> [DATASET EXCERPT]
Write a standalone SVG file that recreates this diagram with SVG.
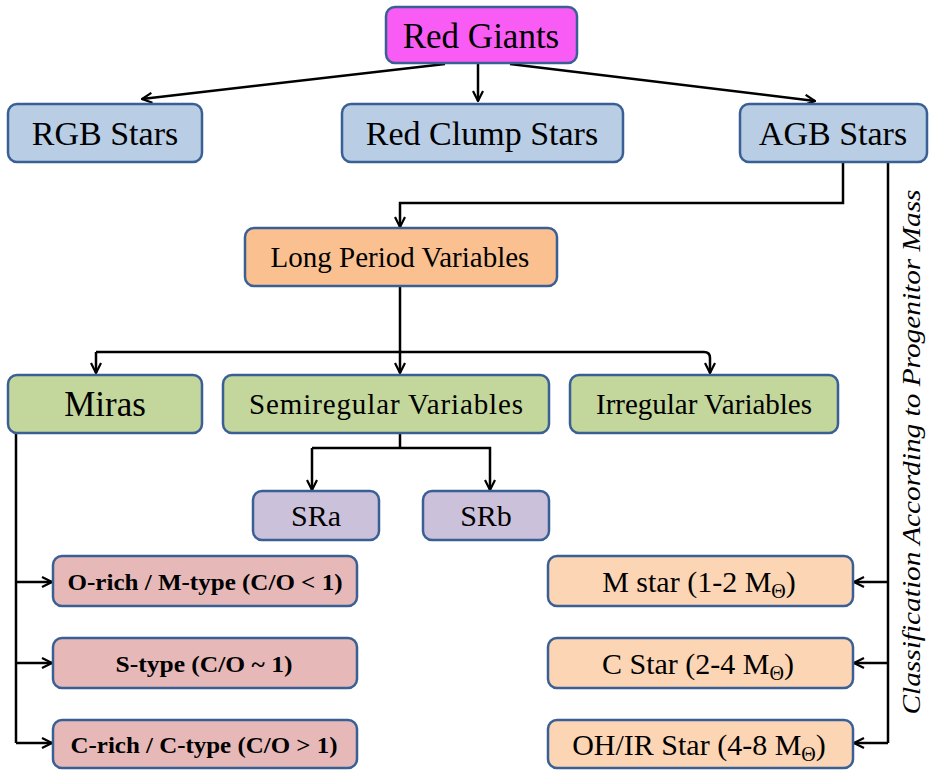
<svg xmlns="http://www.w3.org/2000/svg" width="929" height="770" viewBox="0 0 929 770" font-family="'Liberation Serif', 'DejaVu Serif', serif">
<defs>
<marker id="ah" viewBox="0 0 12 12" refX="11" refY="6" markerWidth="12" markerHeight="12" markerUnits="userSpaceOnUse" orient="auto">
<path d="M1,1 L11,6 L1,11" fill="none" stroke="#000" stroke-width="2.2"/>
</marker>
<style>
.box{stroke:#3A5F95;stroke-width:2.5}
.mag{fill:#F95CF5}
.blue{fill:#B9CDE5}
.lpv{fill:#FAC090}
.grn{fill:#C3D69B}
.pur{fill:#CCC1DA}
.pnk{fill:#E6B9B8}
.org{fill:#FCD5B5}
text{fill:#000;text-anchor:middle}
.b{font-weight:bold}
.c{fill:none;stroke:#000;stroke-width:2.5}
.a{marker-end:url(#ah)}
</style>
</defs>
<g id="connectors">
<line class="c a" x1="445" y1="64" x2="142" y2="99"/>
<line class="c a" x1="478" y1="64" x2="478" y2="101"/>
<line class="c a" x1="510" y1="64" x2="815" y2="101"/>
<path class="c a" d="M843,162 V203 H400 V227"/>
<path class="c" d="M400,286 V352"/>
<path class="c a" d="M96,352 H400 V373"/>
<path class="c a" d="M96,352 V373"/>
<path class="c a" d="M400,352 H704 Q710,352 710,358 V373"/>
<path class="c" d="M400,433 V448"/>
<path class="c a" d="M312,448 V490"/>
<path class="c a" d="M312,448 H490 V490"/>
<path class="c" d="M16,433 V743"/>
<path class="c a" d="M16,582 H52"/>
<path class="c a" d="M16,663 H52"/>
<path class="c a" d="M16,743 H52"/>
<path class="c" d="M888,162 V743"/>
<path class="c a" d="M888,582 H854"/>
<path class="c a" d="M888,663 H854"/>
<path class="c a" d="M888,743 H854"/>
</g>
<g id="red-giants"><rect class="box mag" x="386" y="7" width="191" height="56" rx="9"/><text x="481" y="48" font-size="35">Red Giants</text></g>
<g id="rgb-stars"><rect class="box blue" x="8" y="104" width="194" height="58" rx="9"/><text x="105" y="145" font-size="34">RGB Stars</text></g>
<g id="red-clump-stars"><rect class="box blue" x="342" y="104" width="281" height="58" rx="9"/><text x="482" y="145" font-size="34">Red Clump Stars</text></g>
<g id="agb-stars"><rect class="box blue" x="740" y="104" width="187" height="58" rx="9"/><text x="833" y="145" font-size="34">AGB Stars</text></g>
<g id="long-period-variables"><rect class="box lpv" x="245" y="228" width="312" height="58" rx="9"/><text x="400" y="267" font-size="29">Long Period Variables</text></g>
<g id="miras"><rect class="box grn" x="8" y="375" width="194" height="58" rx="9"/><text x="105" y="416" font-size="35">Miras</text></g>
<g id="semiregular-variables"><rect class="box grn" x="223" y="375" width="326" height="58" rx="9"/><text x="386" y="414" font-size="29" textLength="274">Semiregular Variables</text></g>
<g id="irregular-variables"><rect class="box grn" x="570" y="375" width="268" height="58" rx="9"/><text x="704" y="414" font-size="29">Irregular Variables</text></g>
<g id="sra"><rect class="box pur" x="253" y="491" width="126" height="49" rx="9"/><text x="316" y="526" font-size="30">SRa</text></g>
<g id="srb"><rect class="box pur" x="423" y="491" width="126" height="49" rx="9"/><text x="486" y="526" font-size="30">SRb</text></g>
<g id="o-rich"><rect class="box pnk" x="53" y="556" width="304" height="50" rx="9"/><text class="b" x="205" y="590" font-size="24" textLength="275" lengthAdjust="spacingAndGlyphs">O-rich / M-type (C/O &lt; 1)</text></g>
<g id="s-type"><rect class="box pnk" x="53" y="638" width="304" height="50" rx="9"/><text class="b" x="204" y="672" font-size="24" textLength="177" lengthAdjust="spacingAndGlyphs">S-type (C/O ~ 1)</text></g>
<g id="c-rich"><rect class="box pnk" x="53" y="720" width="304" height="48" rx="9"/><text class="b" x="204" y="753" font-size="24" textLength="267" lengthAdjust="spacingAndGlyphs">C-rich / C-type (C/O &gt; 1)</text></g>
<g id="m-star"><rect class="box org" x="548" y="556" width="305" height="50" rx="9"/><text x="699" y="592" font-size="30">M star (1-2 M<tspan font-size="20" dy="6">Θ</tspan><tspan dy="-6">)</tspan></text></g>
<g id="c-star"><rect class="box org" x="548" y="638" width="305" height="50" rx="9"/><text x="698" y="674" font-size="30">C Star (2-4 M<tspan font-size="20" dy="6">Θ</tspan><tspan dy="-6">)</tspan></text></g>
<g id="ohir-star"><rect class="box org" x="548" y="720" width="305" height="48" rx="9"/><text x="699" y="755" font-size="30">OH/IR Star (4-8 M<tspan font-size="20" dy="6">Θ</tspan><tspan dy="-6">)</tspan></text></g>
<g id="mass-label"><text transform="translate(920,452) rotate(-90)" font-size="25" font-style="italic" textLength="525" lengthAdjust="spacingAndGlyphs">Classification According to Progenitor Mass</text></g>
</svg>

> [WHAT NEEDS TO BE DONE]
Print out the whole of the material word for word, without pictures.

> [SOLUTION FOR THIS TASK]
Write a standalone SVG file that recreates this diagram with SVG.
<svg xmlns="http://www.w3.org/2000/svg" width="929" height="770" viewBox="0 0 929 770" font-family="'Liberation Serif', 'DejaVu Serif', serif">
<defs>
<marker id="ah" viewBox="0 0 12 12" refX="11" refY="6" markerWidth="12" markerHeight="12" markerUnits="userSpaceOnUse" orient="auto">
<path d="M1,1 L11,6 L1,11" fill="none" stroke="#000" stroke-width="2.2"/>
</marker>
<style>
.box{stroke:#3A5F95;stroke-width:2.5}
.mag{fill:#F95CF5}
.blue{fill:#B9CDE5}
.lpv{fill:#FAC090}
.grn{fill:#C3D69B}
.pur{fill:#CCC1DA}
.pnk{fill:#E6B9B8}
.org{fill:#FCD5B5}
text{fill:#000;text-anchor:middle}
.b{font-weight:bold}
.c{fill:none;stroke:#000;stroke-width:2.5}
.a{marker-end:url(#ah)}
</style>
</defs>
<g id="connectors">
<line class="c a" x1="445" y1="64" x2="142" y2="99"/>
<line class="c a" x1="478" y1="64" x2="478" y2="101"/>
<line class="c a" x1="510" y1="64" x2="815" y2="101"/>
<path class="c a" d="M843,162 V203 H400 V227"/>
<path class="c" d="M400,286 V352"/>
<path class="c a" d="M96,352 H400 V373"/>
<path class="c a" d="M96,352 V373"/>
<path class="c a" d="M400,352 H704 Q710,352 710,358 V373"/>
<path class="c" d="M400,433 V448"/>
<path class="c a" d="M312,448 V490"/>
<path class="c a" d="M312,448 H490 V490"/>
<path class="c" d="M16,433 V743"/>
<path class="c a" d="M16,582 H52"/>
<path class="c a" d="M16,663 H52"/>
<path class="c a" d="M16,743 H52"/>
<path class="c" d="M888,162 V743"/>
<path class="c a" d="M888,582 H854"/>
<path class="c a" d="M888,663 H854"/>
<path class="c a" d="M888,743 H854"/>
</g>
<g id="red-giants"><rect class="box mag" x="386" y="7" width="191" height="56" rx="9"/><text x="481" y="48" font-size="35">Red Giants</text></g>
<g id="rgb-stars"><rect class="box blue" x="8" y="104" width="194" height="58" rx="9"/><text x="105" y="145" font-size="34">RGB Stars</text></g>
<g id="red-clump-stars"><rect class="box blue" x="342" y="104" width="281" height="58" rx="9"/><text x="482" y="145" font-size="34">Red Clump Stars</text></g>
<g id="agb-stars"><rect class="box blue" x="740" y="104" width="187" height="58" rx="9"/><text x="833" y="145" font-size="34">AGB Stars</text></g>
<g id="long-period-variables"><rect class="box lpv" x="245" y="228" width="312" height="58" rx="9"/><text x="400" y="267" font-size="29">Long Period Variables</text></g>
<g id="miras"><rect class="box grn" x="8" y="375" width="194" height="58" rx="9"/><text x="105" y="416" font-size="35">Miras</text></g>
<g id="semiregular-variables"><rect class="box grn" x="223" y="375" width="326" height="58" rx="9"/><text x="386" y="414" font-size="29" textLength="274">Semiregular Variables</text></g>
<g id="irregular-variables"><rect class="box grn" x="570" y="375" width="268" height="58" rx="9"/><text x="704" y="414" font-size="29">Irregular Variables</text></g>
<g id="sra"><rect class="box pur" x="253" y="491" width="126" height="49" rx="9"/><text x="316" y="526" font-size="30">SRa</text></g>
<g id="srb"><rect class="box pur" x="423" y="491" width="126" height="49" rx="9"/><text x="486" y="526" font-size="30">SRb</text></g>
<g id="o-rich"><rect class="box pnk" x="53" y="556" width="304" height="50" rx="9"/><text class="b" x="205" y="590" font-size="24" textLength="275" lengthAdjust="spacingAndGlyphs">O-rich / M-type (C/O &lt; 1)</text></g>
<g id="s-type"><rect class="box pnk" x="53" y="638" width="304" height="50" rx="9"/><text class="b" x="204" y="672" font-size="24" textLength="177" lengthAdjust="spacingAndGlyphs">S-type (C/O ~ 1)</text></g>
<g id="c-rich"><rect class="box pnk" x="53" y="720" width="304" height="48" rx="9"/><text class="b" x="204" y="753" font-size="24" textLength="267" lengthAdjust="spacingAndGlyphs">C-rich / C-type (C/O &gt; 1)</text></g>
<g id="m-star"><rect class="box org" x="548" y="556" width="305" height="50" rx="9"/><text x="699" y="592" font-size="30">M star (1-2 M<tspan font-size="20" dy="6">Θ</tspan><tspan dy="-6">)</tspan></text></g>
<g id="c-star"><rect class="box org" x="548" y="638" width="305" height="50" rx="9"/><text x="698" y="674" font-size="30">C Star (2-4 M<tspan font-size="20" dy="6">Θ</tspan><tspan dy="-6">)</tspan></text></g>
<g id="ohir-star"><rect class="box org" x="548" y="720" width="305" height="48" rx="9"/><text x="699" y="755" font-size="30">OH/IR Star (4-8 M<tspan font-size="20" dy="6">Θ</tspan><tspan dy="-6">)</tspan></text></g>
<g id="mass-label"><text transform="translate(920,452) rotate(-90)" font-size="25" font-style="italic" textLength="525" lengthAdjust="spacingAndGlyphs">Classification According to Progenitor Mass</text></g>
</svg>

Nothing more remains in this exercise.